The influence man receives from woman is of a very mixed character. But of all the influence which woman has over man, that which is naturally most permanent, for good or evil, arises from the marriage tie. How we of the cold North have been able to emancipate woman from the deplorable depth into which polygamy would place her, it is not easy to say. That it is a state absolutely countenanced--nay, enjoined--in the Old Testament, it would be useless to deny. But custom and fair usance are stronger than the Old Testament; and the Jews, who readily adopt the laws of the country under which they live, forbid polygamy to their brethren in Christian lands, whilst they permit and practice it where it exists, as with the Mahometan and Hindoo. Under its influence the character of woman is terribly dwarfed. She sinks to nothing where she would be, as she should be, of half the importance of life at least.

To preserve her position, it will be necessary for all good women to try and elevate the condition of their sisters. With all of us, "the world is too much with us, day by day;" and worldly success plays so large a part in the domestic drama, that woman is everywhere perceptibly influenced by it. Hence, to return to the closer consideration of the subject from our own point of view, the majority of men's wives in the upper and middle classes fall far short of that which is required of a good wife. They are the wives not made by love, but by the chance of a good match. They are the products of worldly prudence, not of a noble passion; and, although they may be very comfortable and very well clad, though they may think themselves happy, and wear the very look of health and beauty, they can never be to their husbands what a wife of true and real tender love would be.

The consequence is that, after the first novelty has passed away, the chain begins to rub and the collar to gall. "The girl who has married for money," writes a clergyman, "has not by that rash and immoral act blinded her eyes to other and nobler attractions.
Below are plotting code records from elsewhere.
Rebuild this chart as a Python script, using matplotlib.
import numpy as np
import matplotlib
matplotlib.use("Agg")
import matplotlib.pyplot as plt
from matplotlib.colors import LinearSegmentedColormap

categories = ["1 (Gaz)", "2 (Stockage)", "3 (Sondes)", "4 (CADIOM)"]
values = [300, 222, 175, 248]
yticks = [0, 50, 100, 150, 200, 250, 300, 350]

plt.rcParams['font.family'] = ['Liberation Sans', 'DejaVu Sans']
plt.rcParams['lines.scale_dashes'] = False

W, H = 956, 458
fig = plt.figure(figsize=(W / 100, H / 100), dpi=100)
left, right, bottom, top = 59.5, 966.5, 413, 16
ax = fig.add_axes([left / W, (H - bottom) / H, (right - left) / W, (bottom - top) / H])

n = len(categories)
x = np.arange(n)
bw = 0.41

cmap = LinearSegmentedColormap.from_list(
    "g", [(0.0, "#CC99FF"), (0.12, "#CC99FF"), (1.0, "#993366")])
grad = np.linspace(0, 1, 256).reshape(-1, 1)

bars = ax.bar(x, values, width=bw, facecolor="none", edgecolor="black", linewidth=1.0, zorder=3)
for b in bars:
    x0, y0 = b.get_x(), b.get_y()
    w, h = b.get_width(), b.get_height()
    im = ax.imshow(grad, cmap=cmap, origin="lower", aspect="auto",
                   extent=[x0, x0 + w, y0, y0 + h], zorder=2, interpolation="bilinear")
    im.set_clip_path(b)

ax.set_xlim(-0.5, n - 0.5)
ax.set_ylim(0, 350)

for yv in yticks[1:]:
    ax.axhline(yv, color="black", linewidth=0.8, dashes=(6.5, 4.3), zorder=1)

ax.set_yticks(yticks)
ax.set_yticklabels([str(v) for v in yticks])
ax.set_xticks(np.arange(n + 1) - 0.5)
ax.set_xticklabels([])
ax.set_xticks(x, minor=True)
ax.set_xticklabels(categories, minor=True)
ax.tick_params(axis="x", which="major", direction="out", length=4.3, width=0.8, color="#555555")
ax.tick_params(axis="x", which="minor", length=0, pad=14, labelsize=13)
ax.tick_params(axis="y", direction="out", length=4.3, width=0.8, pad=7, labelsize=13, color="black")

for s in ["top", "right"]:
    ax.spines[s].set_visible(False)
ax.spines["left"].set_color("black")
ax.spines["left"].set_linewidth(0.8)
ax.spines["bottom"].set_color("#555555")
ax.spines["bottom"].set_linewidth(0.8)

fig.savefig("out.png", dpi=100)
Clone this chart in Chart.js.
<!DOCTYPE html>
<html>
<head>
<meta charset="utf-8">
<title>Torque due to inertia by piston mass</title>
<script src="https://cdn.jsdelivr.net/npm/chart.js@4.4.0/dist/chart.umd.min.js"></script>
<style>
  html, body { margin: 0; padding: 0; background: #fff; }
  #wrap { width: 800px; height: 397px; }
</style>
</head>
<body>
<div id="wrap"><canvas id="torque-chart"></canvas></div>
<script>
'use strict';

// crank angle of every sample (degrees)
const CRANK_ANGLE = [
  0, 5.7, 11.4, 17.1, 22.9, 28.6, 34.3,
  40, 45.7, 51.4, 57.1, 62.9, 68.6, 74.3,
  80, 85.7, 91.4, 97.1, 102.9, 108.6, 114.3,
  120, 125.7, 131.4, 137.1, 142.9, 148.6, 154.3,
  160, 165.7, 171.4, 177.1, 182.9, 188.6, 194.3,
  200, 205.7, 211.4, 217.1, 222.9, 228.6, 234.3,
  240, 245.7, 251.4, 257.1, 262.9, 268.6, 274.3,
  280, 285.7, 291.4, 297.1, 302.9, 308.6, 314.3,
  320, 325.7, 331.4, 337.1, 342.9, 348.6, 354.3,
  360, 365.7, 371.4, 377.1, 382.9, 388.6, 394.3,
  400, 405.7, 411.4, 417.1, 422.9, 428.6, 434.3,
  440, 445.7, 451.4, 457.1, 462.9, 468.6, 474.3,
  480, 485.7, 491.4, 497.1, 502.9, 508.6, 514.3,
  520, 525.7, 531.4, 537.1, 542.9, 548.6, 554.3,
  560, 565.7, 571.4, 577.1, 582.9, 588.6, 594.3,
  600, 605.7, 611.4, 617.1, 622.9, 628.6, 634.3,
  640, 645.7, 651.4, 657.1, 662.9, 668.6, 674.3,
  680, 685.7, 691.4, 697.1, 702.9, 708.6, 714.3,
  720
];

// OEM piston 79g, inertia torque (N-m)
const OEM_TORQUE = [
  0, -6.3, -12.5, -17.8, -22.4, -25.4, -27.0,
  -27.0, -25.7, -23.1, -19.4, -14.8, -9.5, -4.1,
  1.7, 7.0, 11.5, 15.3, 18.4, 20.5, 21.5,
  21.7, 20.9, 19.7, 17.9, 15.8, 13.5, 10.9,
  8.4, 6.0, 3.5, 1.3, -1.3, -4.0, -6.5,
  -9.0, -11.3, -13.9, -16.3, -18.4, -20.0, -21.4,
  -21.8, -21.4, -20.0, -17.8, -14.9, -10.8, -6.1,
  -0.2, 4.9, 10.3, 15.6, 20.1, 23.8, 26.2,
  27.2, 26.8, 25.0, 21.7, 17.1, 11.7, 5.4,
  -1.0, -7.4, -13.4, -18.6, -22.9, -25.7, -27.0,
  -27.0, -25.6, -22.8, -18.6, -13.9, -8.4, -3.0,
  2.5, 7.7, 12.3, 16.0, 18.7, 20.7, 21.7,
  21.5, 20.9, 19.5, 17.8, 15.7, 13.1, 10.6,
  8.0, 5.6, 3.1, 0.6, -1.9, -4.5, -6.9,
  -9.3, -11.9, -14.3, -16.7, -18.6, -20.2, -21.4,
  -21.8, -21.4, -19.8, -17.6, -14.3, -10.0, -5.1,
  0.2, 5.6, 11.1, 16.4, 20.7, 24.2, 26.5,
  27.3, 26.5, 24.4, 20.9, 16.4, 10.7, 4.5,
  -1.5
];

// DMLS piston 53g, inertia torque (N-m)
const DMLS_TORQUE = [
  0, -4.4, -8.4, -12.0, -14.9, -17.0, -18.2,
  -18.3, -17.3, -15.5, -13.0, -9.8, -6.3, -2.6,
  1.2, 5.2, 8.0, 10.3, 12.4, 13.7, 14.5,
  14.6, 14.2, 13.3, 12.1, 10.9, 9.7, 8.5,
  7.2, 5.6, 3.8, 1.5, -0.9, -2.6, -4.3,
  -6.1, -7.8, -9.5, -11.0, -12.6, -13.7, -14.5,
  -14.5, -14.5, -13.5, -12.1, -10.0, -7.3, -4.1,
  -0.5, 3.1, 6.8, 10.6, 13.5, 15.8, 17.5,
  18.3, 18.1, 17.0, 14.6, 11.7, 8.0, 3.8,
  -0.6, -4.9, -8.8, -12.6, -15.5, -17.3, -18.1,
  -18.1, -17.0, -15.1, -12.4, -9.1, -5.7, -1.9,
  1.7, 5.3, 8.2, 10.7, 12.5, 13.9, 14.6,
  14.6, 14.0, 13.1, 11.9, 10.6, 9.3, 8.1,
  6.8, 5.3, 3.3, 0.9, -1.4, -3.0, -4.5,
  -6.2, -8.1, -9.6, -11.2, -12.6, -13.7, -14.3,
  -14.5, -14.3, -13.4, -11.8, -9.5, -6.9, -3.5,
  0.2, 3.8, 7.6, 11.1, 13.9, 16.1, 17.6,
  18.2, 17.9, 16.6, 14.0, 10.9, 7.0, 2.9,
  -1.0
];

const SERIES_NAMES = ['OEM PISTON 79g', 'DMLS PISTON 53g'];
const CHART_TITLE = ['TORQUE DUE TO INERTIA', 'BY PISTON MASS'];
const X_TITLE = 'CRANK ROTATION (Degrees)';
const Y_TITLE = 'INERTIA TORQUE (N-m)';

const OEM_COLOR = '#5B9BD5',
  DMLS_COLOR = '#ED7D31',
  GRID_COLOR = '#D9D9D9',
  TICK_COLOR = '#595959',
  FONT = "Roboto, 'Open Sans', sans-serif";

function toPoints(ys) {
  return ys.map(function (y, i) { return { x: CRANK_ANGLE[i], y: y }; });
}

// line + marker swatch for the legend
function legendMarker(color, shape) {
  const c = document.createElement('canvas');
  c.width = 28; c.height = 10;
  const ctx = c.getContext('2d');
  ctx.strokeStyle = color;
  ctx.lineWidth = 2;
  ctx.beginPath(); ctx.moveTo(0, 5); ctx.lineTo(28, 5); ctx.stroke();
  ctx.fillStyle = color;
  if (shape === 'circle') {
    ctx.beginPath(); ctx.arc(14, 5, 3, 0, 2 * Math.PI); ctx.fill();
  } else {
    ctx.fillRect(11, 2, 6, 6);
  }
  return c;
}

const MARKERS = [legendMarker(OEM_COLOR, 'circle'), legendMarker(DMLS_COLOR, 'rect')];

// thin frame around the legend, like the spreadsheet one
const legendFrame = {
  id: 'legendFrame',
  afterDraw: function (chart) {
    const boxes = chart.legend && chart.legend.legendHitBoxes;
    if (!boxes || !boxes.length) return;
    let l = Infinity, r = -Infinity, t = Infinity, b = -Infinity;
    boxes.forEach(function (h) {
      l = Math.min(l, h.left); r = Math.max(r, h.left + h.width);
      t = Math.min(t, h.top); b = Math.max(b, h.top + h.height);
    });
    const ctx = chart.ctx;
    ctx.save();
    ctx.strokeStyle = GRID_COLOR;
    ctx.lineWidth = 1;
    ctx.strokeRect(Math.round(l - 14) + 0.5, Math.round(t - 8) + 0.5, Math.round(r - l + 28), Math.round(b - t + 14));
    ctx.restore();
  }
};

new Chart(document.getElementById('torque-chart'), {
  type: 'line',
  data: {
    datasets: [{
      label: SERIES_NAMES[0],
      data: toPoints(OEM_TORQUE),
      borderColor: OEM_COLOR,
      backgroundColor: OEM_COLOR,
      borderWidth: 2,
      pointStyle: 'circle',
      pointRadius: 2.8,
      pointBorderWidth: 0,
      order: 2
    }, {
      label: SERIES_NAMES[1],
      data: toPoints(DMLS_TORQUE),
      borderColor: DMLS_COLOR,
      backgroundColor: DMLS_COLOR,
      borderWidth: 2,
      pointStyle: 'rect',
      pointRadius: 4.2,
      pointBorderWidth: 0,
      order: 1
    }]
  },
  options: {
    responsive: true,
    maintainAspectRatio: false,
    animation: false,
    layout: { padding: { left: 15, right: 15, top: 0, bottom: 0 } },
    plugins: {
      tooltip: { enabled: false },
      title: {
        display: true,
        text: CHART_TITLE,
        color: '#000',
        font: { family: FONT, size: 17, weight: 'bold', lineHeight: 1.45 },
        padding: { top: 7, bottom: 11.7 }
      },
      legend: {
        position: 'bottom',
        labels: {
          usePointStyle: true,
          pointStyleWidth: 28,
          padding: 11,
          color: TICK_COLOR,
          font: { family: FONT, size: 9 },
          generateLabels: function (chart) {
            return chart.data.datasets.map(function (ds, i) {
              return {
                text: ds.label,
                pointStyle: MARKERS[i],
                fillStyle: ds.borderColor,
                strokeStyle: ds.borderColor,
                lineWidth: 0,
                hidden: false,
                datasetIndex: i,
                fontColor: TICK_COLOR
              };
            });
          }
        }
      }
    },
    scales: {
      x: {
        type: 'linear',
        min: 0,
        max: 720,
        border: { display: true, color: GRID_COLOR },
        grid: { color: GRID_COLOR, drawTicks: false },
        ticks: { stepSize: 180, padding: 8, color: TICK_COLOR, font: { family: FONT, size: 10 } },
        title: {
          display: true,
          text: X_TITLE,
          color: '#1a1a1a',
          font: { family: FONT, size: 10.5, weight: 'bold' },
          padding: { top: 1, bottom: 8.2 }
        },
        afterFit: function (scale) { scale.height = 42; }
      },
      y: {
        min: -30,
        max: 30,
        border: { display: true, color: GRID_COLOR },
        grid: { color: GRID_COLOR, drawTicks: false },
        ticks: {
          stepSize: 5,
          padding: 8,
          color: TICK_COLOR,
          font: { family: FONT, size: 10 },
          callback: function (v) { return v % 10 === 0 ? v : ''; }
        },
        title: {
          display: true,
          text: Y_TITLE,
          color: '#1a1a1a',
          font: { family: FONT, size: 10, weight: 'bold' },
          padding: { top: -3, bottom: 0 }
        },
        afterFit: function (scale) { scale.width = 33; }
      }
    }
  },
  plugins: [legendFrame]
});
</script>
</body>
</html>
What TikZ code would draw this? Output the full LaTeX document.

She may still love wisdom, though the man of her choice may be a fool; she will none the less desire gentle, chivalrous affection because he is purse-proud and haughty; she may sigh for manly beauty all the more because he is coarse and ugly; she will not be able to get rid of her own youth, and all it longs for, by watching his silver hair." No; and, while there comes a curse upon her union--whilst in the long, long evenings, in the cold Spring mornings, and in the still Summer days, she feels that all worth living for is gone, while she is surrounded by all her body wants--her example is corrupting others. The scorned lover, who was rejected because he was poor, goes away to curse woman's fickleness and to marry some one whom he can not love; and the thoughtless girls, by whom the glitter of fortune is taken for the real gold of happiness, follow the venal example, and flirt and jilt till they fancy that they have secured a good match.

Many women, after they have permanently attached a husband of this sort, sit down, with all the heroism of martyrs, to try to love the man they have accepted, but not chosen. They find it a hard, almost an impossible task. Then comes the moment so bitterly predicted by Milton, who no doubt drew from his own feeling and experience, when he put into the mouths of our first parents the prophecy that either man should never find the true partner of his choice, or that, having found her, she should be in possession of another. This is far too often true, and can not fail to be the source of a misery almost too bitter to be long endured.

It says much for our Anglo-Saxon wives that their constancy has passed into many proverbs. When a woman really loves the man who marries her, the match is generally a happy one; but, even where it is not, the constancy of the wife's affection is something to be wondered at and admired. No after ill-usage, no neglect, or want of love, will remove the affection once given. No doubt all women, when they fall in love, do so with that which they conceive to be great and noble in the character of the object. But they still love on when all the glitter of novelty has fallen off, and when they have been behind the scenes and found how bare and gloomy was the framework of the scene they admired. All illusions may be gone; the hero may have sunk into the cowardly braggart; the saint into the hypocritical sinner; the noble aspirant into a man whose mouth alone utters but empty words which his heart can never feel; but still true love remains, "nor alters where it alteration finds." The duration of this passion, the constancy of this affection, surprises many; but, adds a writer, such persons--

"Know not woman, the blest being
Who, like a pitying angel, gifts the mean
And sordid nature even with more love
Than falls to the lot of him who towers above
His fellow-men; like parasitic flowers
That grow not on high temples, where the showers
And light of heaven might nourish, but alone
Cloth the rent altar and the fallen stone."